— Stated task —
Begin with the first line below and retype each line exactly through the line containing "const yTicks = [-200,-150,-100,-50,0,50,100];". Any pictures are to be left out.

— Data segment —

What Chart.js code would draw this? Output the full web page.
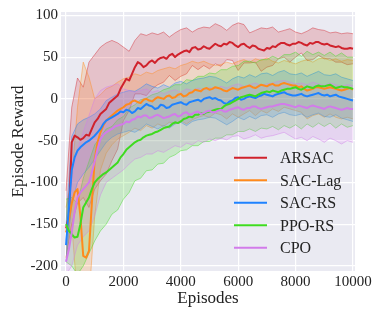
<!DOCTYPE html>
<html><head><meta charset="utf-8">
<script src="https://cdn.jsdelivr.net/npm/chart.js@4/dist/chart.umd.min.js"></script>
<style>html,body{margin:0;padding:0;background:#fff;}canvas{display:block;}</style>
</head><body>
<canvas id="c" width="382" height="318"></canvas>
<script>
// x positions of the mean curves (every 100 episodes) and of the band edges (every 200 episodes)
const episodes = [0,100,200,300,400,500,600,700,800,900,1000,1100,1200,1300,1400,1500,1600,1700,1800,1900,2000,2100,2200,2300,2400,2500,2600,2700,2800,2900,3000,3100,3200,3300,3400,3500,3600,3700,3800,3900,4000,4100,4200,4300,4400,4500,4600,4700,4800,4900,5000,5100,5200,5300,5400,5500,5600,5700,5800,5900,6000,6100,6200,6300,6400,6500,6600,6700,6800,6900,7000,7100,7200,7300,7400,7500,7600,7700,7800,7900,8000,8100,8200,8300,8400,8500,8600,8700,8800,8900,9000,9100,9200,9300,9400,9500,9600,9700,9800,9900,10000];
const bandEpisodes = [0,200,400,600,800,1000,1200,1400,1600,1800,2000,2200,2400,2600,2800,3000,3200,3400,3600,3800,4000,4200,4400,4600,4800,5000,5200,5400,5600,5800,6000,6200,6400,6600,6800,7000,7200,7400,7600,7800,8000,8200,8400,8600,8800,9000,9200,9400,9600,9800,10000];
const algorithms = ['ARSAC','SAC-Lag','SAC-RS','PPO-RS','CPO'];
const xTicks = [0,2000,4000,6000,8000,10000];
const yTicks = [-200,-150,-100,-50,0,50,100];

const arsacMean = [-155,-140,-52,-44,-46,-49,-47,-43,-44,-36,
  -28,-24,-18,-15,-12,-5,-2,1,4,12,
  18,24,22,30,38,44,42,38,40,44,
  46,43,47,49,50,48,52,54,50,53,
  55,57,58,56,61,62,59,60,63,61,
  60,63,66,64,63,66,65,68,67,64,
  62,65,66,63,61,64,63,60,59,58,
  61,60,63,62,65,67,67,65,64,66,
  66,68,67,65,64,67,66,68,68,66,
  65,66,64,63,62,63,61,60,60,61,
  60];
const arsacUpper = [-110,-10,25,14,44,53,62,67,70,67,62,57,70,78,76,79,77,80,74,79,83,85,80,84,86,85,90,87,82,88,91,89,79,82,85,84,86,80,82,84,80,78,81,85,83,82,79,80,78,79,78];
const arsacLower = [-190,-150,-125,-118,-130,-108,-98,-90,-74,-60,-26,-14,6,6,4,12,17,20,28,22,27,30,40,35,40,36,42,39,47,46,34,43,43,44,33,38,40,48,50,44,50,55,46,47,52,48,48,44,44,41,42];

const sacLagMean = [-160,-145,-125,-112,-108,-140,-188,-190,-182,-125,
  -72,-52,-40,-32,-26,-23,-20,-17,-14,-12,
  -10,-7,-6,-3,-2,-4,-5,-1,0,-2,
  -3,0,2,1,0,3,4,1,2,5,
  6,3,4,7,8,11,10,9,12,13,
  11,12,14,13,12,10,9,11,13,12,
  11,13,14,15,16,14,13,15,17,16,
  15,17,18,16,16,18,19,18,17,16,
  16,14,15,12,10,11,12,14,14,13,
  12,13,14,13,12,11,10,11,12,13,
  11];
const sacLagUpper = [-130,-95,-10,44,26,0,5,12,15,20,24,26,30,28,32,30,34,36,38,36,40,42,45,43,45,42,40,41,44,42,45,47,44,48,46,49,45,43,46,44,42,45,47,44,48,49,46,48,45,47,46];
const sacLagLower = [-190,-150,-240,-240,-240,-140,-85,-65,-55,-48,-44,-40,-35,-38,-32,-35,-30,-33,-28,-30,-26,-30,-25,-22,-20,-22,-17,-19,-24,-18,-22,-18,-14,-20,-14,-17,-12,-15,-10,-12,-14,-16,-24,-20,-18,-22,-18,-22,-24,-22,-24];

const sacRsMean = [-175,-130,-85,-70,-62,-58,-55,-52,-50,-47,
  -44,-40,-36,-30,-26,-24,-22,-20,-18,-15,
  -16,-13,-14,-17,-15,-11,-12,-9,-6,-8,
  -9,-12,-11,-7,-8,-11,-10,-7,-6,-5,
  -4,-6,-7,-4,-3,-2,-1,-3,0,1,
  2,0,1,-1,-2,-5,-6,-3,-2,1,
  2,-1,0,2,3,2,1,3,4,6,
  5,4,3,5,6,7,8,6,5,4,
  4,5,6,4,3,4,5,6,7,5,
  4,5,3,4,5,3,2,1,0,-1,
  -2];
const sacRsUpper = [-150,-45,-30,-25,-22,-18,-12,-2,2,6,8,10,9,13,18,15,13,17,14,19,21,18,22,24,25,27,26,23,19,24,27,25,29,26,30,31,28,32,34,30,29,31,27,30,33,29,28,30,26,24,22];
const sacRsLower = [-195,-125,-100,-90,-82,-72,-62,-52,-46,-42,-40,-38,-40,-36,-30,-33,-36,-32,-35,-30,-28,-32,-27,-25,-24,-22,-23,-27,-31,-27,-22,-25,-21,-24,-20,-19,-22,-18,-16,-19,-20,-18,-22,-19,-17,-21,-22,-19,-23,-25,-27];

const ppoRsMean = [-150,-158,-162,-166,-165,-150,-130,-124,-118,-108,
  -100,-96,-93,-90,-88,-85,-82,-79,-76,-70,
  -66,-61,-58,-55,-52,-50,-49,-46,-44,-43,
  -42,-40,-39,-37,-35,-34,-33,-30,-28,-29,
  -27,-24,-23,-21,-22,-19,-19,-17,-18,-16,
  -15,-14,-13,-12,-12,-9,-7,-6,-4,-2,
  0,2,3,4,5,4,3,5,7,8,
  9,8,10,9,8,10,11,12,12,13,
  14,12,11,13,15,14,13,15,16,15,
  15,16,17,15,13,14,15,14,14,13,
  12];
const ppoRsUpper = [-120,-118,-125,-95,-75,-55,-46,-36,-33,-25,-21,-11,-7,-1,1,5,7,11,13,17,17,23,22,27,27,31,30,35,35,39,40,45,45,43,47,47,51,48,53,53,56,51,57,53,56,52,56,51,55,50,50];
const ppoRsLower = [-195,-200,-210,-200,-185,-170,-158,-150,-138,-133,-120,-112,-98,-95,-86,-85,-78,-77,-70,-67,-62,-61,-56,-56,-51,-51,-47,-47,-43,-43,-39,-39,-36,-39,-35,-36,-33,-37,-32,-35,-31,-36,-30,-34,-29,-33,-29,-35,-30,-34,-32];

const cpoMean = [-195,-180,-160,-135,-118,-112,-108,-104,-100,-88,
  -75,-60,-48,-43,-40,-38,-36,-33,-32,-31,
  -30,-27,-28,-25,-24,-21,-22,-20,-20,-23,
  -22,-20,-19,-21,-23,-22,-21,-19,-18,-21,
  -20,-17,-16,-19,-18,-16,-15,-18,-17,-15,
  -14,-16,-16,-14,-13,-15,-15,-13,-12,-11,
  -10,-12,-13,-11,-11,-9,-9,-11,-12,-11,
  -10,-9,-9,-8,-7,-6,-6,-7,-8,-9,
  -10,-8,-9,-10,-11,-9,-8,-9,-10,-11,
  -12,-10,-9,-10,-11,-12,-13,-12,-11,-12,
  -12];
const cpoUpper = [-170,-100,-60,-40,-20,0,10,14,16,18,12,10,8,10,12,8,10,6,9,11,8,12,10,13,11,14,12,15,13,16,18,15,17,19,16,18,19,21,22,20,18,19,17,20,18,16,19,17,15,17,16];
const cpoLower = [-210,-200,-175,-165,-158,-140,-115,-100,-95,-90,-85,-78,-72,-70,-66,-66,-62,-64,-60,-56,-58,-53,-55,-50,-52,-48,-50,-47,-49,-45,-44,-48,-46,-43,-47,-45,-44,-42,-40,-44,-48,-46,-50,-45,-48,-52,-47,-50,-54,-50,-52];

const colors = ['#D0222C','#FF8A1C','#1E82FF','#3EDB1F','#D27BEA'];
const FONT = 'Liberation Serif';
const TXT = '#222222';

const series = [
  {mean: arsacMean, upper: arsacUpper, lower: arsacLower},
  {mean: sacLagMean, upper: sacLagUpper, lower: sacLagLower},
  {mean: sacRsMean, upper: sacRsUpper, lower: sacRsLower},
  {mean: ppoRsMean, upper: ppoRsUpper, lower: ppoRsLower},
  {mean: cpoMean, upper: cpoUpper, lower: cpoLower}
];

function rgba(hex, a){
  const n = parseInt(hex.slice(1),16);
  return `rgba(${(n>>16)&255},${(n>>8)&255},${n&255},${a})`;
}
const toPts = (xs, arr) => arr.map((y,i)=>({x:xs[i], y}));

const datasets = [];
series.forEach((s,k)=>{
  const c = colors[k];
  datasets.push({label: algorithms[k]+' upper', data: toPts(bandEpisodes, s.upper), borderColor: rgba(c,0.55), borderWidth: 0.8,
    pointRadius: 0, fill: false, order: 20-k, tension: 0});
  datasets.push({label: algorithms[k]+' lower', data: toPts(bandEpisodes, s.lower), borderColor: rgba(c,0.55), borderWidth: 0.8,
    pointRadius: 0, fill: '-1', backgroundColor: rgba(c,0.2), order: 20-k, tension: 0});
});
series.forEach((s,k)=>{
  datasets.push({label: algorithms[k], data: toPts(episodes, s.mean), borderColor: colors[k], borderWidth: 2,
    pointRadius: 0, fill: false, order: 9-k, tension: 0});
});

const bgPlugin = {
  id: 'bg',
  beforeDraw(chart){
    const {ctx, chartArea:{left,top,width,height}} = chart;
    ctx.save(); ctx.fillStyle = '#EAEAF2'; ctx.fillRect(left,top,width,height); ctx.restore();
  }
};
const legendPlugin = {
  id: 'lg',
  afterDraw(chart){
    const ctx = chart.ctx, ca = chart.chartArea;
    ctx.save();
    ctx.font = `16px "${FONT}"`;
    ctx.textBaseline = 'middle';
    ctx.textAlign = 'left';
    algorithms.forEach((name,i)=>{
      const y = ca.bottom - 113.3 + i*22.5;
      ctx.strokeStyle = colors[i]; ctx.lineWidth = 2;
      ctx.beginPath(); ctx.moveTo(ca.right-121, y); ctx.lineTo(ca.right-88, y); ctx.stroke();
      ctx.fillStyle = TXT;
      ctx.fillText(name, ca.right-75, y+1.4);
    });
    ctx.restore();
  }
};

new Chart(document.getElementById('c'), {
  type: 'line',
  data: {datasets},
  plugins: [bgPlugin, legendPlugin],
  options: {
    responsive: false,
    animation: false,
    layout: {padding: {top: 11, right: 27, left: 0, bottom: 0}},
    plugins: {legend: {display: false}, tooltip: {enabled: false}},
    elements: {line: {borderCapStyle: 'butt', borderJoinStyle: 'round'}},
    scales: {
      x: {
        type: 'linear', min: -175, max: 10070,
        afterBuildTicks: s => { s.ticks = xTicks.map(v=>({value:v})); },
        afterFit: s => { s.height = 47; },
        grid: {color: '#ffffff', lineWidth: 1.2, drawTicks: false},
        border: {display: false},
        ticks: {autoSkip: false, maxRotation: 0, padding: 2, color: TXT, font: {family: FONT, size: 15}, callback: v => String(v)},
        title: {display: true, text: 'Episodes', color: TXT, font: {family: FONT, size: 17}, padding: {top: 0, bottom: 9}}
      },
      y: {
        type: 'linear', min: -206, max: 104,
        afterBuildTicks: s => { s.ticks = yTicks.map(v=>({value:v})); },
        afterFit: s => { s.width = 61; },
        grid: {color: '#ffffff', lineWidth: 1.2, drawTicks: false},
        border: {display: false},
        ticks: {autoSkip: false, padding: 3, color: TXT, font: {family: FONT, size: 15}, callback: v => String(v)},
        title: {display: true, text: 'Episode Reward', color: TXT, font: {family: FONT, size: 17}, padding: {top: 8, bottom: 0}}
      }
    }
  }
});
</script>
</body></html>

— Result for this task —
What Chart.js code would draw this? Output the full web page.
<!DOCTYPE html>
<html><head><meta charset="utf-8">
<script src="https://cdn.jsdelivr.net/npm/chart.js@4/dist/chart.umd.min.js"></script>
<style>html,body{margin:0;padding:0;background:#fff;}canvas{display:block;}</style>
</head><body>
<canvas id="c" width="382" height="318"></canvas>
<script>
// x positions of the mean curves (every 100 episodes) and of the band edges (every 200 episodes)
const episodes = [0,100,200,300,400,500,600,700,800,900,1000,1100,1200,1300,1400,1500,1600,1700,1800,1900,2000,2100,2200,2300,2400,2500,2600,2700,2800,2900,3000,3100,3200,3300,3400,3500,3600,3700,3800,3900,4000,4100,4200,4300,4400,4500,4600,4700,4800,4900,5000,5100,5200,5300,5400,5500,5600,5700,5800,5900,6000,6100,6200,6300,6400,6500,6600,6700,6800,6900,7000,7100,7200,7300,7400,7500,7600,7700,7800,7900,8000,8100,8200,8300,8400,8500,8600,8700,8800,8900,9000,9100,9200,9300,9400,9500,9600,9700,9800,9900,10000];
const bandEpisodes = [0,200,400,600,800,1000,1200,1400,1600,1800,2000,2200,2400,2600,2800,3000,3200,3400,3600,3800,4000,4200,4400,4600,4800,5000,5200,5400,5600,5800,6000,6200,6400,6600,6800,7000,7200,7400,7600,7800,8000,8200,8400,8600,8800,9000,9200,9400,9600,9800,10000];
const algorithms = ['ARSAC','SAC-Lag','SAC-RS','PPO-RS','CPO'];
const xTicks = [0,2000,4000,6000,8000,10000];
const yTicks = [-200,-150,-100,-50,0,50,100];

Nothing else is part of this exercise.